### Objective
In the listing that follows, retype every line from the first through the one containing "(origlab) at (51,232)". Pictures are to be left out.

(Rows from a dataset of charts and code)
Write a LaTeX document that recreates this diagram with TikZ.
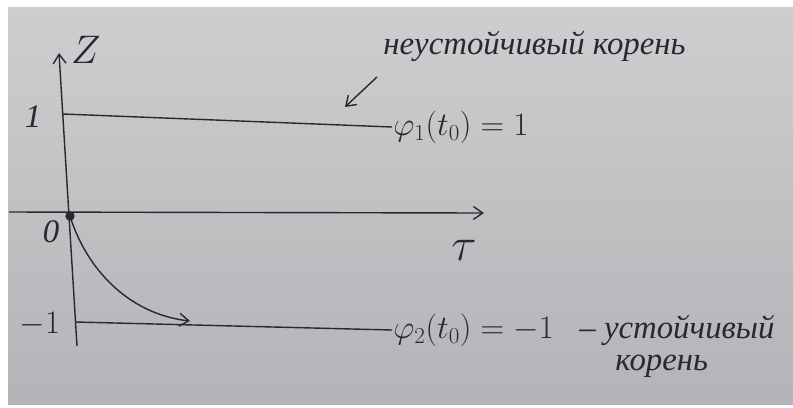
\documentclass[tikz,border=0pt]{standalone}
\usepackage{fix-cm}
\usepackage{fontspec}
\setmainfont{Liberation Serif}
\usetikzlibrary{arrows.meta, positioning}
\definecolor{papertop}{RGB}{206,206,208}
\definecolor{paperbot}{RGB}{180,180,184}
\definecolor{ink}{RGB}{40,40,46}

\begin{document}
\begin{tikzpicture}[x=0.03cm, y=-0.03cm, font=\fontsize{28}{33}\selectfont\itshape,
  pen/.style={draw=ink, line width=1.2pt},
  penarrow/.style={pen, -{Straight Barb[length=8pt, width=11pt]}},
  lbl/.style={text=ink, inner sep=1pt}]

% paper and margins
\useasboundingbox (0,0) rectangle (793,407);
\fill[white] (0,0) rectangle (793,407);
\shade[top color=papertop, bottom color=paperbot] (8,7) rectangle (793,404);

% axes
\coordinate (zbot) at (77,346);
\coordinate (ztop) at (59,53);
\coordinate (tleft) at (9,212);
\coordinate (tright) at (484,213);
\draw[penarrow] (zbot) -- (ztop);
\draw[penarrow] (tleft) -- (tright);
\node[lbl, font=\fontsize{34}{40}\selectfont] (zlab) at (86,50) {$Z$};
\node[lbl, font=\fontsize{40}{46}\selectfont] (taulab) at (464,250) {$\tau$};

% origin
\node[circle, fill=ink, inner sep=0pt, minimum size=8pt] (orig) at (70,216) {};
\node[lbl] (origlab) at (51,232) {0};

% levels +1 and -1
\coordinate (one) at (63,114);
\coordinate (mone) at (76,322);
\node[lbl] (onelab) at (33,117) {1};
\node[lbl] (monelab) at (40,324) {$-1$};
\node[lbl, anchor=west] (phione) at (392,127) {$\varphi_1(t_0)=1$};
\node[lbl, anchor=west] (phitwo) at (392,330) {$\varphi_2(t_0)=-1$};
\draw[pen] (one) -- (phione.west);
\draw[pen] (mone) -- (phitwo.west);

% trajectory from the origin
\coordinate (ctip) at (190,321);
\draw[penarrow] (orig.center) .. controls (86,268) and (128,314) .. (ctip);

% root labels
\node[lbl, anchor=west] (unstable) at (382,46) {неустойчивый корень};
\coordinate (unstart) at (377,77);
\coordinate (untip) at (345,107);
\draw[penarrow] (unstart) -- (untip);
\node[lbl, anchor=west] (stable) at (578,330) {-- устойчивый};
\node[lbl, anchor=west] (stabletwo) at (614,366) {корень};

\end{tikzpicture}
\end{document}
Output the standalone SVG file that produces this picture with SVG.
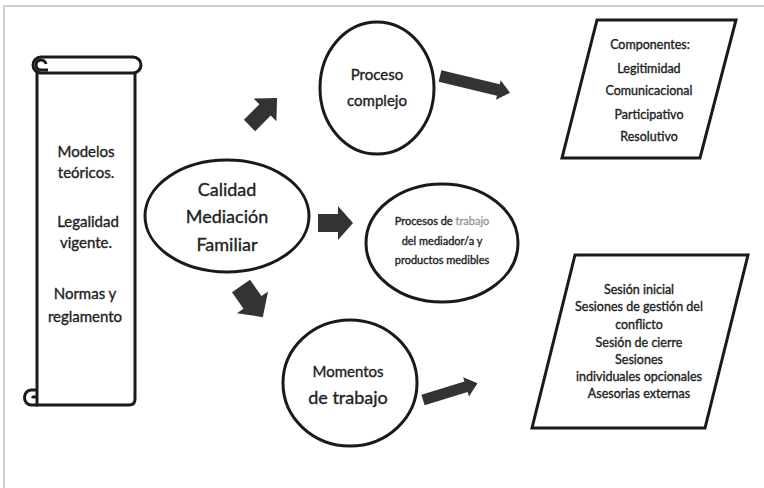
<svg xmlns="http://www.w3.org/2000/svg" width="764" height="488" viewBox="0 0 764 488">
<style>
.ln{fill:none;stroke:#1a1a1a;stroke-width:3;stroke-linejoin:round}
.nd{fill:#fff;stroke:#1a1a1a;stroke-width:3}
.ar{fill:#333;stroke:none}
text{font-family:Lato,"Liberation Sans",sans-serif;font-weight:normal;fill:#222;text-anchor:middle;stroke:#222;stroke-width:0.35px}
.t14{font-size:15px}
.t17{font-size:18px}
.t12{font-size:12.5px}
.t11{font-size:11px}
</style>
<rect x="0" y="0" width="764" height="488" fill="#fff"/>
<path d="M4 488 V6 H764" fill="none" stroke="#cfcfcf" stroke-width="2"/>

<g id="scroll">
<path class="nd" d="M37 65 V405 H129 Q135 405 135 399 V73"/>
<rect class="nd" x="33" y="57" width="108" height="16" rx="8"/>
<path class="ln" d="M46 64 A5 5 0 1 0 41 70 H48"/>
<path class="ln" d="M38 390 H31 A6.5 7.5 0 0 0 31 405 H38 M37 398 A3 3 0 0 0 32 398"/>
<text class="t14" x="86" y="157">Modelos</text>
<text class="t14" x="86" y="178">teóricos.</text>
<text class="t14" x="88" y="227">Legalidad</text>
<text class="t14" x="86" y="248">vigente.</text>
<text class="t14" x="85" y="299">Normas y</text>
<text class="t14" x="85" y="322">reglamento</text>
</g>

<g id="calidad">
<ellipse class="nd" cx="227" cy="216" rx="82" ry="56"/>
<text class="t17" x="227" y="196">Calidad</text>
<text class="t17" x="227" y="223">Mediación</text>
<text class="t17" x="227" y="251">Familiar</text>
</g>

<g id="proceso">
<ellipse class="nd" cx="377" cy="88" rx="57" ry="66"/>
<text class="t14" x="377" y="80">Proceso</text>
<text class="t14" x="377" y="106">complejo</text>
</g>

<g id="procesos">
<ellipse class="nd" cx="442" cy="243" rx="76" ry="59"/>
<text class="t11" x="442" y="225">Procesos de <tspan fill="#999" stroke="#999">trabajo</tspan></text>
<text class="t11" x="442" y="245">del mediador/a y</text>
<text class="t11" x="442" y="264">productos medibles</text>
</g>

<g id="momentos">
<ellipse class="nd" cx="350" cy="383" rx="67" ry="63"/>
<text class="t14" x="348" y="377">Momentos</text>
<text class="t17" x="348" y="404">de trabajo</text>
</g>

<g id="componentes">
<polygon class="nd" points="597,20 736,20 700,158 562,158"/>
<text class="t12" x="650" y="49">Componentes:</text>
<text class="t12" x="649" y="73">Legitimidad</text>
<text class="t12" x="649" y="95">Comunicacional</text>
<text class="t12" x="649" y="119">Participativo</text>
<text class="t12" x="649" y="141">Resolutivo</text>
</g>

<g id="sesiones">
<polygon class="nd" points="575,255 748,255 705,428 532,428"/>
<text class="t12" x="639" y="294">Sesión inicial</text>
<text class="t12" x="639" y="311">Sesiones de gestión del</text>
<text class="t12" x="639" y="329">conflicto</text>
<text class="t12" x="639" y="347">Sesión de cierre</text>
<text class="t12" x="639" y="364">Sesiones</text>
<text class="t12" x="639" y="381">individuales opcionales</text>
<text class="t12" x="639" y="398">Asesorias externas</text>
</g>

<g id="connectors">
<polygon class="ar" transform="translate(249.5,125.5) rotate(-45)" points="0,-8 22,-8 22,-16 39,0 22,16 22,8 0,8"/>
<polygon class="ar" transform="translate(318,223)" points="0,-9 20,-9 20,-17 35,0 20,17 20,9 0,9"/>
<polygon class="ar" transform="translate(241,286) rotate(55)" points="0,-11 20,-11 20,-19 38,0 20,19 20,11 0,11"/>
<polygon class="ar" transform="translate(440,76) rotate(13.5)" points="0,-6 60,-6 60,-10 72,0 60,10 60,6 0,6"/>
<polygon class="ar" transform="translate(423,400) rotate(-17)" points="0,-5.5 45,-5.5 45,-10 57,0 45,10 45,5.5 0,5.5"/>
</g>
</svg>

### Response below
Write a LaTeX document that recreates this diagram with TikZ.
\documentclass[tikz,border=0pt]{standalone}
\usepackage{fix-cm}
\usepackage{fontspec}
\setmainfont{Liberation Serif}
\usetikzlibrary{arrows.meta, positioning}
\definecolor{papertop}{RGB}{206,206,208}
\definecolor{paperbot}{RGB}{180,180,184}
\definecolor{ink}{RGB}{40,40,46}

\begin{document}
\begin{tikzpicture}[x=0.03cm, y=-0.03cm, font=\fontsize{28}{33}\selectfont\itshape,
  pen/.style={draw=ink, line width=1.2pt},
  penarrow/.style={pen, -{Straight Barb[length=8pt, width=11pt]}},
  lbl/.style={text=ink, inner sep=1pt}]

% paper and margins
\useasboundingbox (0,0) rectangle (793,407);
\fill[white] (0,0) rectangle (793,407);
\shade[top color=papertop, bottom color=paperbot] (8,7) rectangle (793,404);

% axes
\coordinate (zbot) at (77,346);
\coordinate (ztop) at (59,53);
\coordinate (tleft) at (9,212);
\coordinate (tright) at (484,213);
\draw[penarrow] (zbot) -- (ztop);
\draw[penarrow] (tleft) -- (tright);
\node[lbl, font=\fontsize{34}{40}\selectfont] (zlab) at (86,50) {$Z$};
\node[lbl, font=\fontsize{40}{46}\selectfont] (taulab) at (464,250) {$\tau$};

% origin
\node[circle, fill=ink, inner sep=0pt, minimum size=8pt] (orig) at (70,216) {};
\node[lbl] (origlab) at (51,232) {0};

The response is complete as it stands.